Plotting code records:

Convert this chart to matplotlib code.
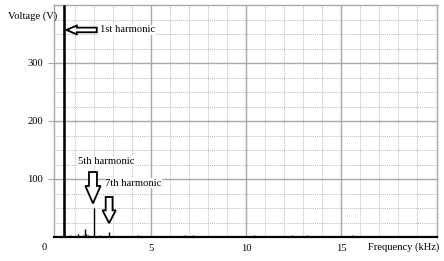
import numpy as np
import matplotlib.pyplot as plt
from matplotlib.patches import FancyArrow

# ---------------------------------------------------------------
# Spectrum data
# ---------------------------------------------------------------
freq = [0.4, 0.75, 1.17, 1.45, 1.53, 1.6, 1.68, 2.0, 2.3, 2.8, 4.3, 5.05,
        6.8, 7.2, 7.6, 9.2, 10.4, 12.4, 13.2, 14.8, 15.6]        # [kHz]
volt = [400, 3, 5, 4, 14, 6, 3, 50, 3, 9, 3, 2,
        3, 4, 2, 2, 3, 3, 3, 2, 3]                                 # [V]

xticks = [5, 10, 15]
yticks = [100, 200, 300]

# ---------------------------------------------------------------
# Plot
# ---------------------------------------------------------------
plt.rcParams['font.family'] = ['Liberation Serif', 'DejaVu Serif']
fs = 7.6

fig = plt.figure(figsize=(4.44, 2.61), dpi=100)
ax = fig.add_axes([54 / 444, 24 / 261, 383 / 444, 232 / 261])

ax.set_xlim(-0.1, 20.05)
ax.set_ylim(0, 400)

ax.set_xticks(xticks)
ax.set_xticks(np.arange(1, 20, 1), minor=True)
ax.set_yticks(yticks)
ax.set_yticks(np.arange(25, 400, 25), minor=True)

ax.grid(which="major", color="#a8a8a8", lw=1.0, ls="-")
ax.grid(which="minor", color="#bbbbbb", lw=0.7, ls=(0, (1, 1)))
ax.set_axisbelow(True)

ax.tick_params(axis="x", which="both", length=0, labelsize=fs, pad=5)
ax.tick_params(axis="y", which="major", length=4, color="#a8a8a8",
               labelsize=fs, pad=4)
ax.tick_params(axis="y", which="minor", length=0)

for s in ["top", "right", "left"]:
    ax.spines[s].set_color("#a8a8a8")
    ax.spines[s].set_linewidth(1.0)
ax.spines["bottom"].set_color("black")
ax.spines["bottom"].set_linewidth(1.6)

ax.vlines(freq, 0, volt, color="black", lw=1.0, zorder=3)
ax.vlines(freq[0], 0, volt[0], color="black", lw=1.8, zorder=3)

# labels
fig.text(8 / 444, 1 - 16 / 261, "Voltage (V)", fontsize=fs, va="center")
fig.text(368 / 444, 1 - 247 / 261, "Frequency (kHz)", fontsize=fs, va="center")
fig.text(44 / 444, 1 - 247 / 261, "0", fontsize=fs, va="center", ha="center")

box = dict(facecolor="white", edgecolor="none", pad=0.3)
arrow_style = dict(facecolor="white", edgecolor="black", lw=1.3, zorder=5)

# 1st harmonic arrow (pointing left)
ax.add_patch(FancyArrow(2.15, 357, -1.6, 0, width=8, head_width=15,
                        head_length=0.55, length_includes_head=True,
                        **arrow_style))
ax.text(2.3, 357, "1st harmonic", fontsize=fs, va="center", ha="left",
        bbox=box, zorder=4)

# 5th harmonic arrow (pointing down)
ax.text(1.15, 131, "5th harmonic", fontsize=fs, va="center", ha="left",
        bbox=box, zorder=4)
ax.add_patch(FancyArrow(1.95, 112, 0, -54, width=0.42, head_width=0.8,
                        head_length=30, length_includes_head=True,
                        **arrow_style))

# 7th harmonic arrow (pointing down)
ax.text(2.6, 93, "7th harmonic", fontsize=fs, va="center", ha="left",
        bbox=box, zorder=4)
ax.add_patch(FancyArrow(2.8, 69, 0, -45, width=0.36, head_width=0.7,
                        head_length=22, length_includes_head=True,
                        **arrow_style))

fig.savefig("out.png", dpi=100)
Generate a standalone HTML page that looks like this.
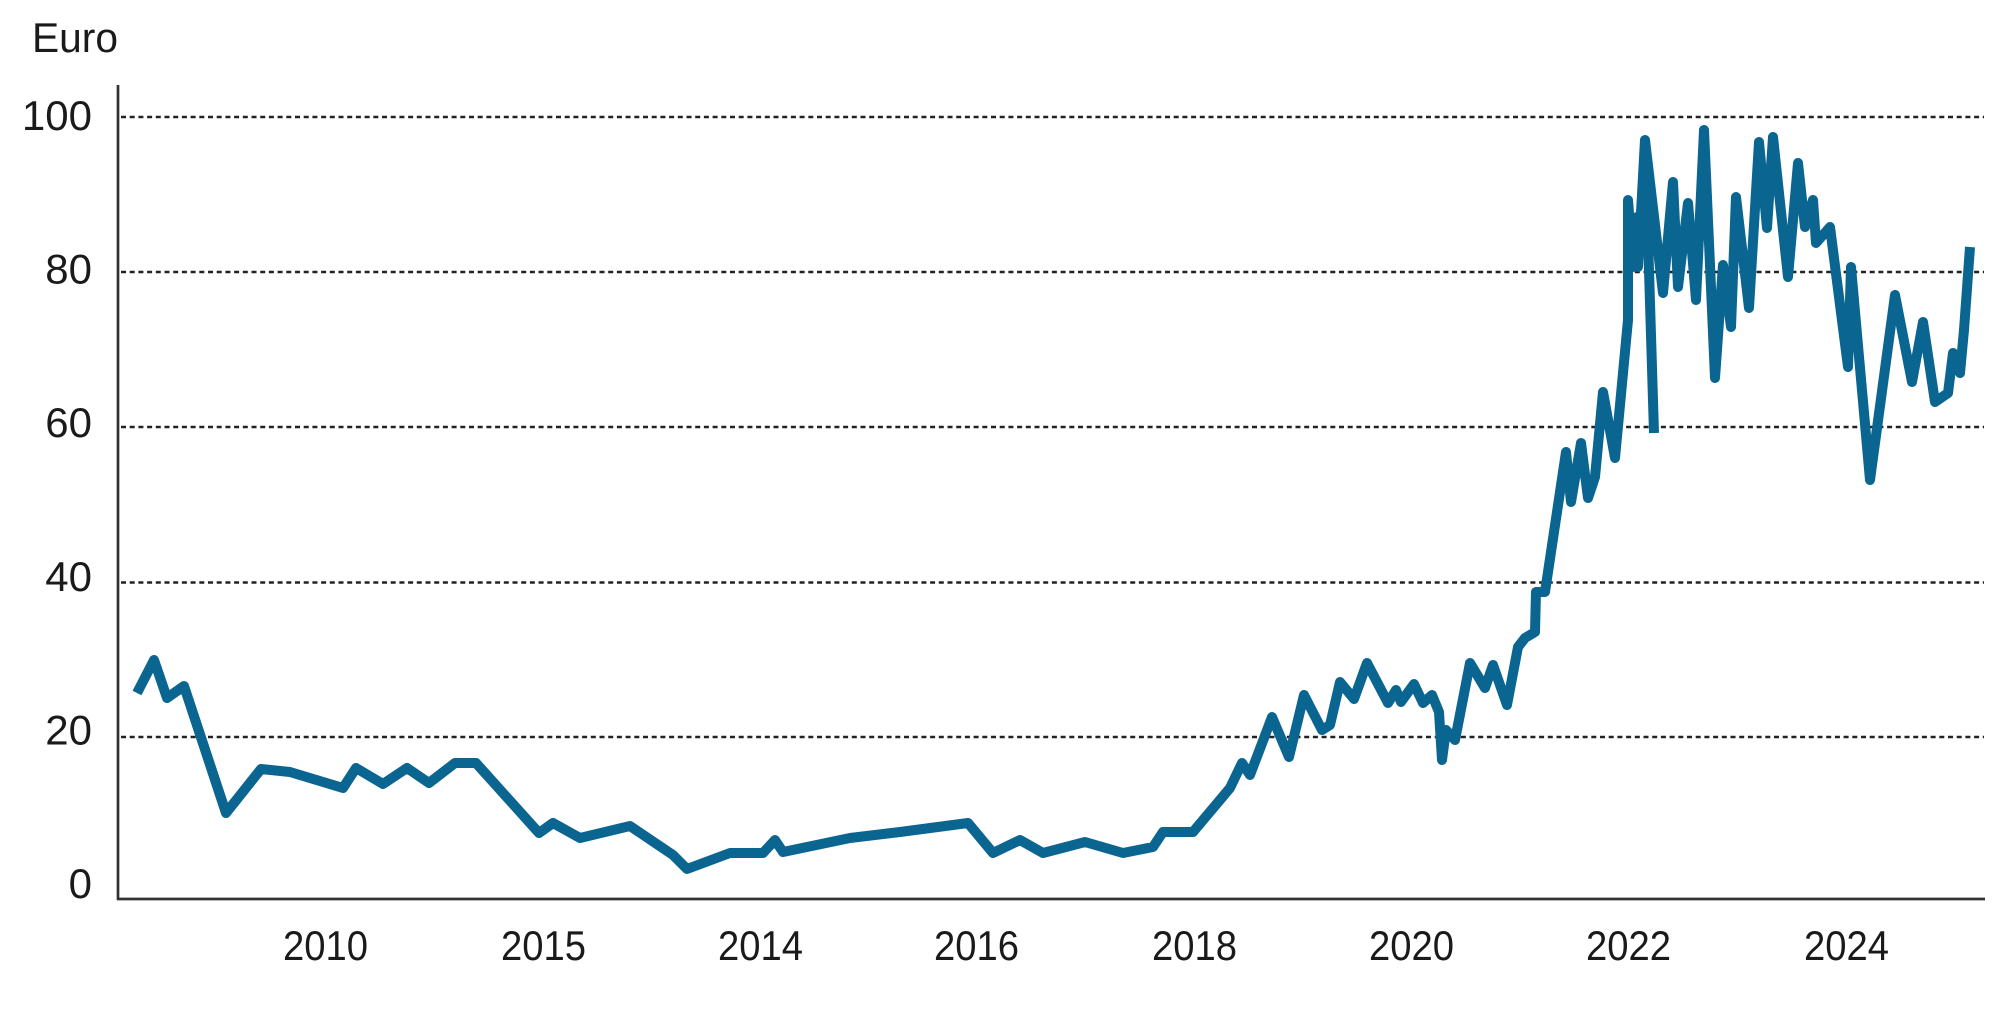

▶ GOAL: From the listing above, copy every line that holds the string "this".

▶ WRITTEN SOLUTION:
Convert this chart to matplotlib code.
Generate a standalone HTML page that looks like this.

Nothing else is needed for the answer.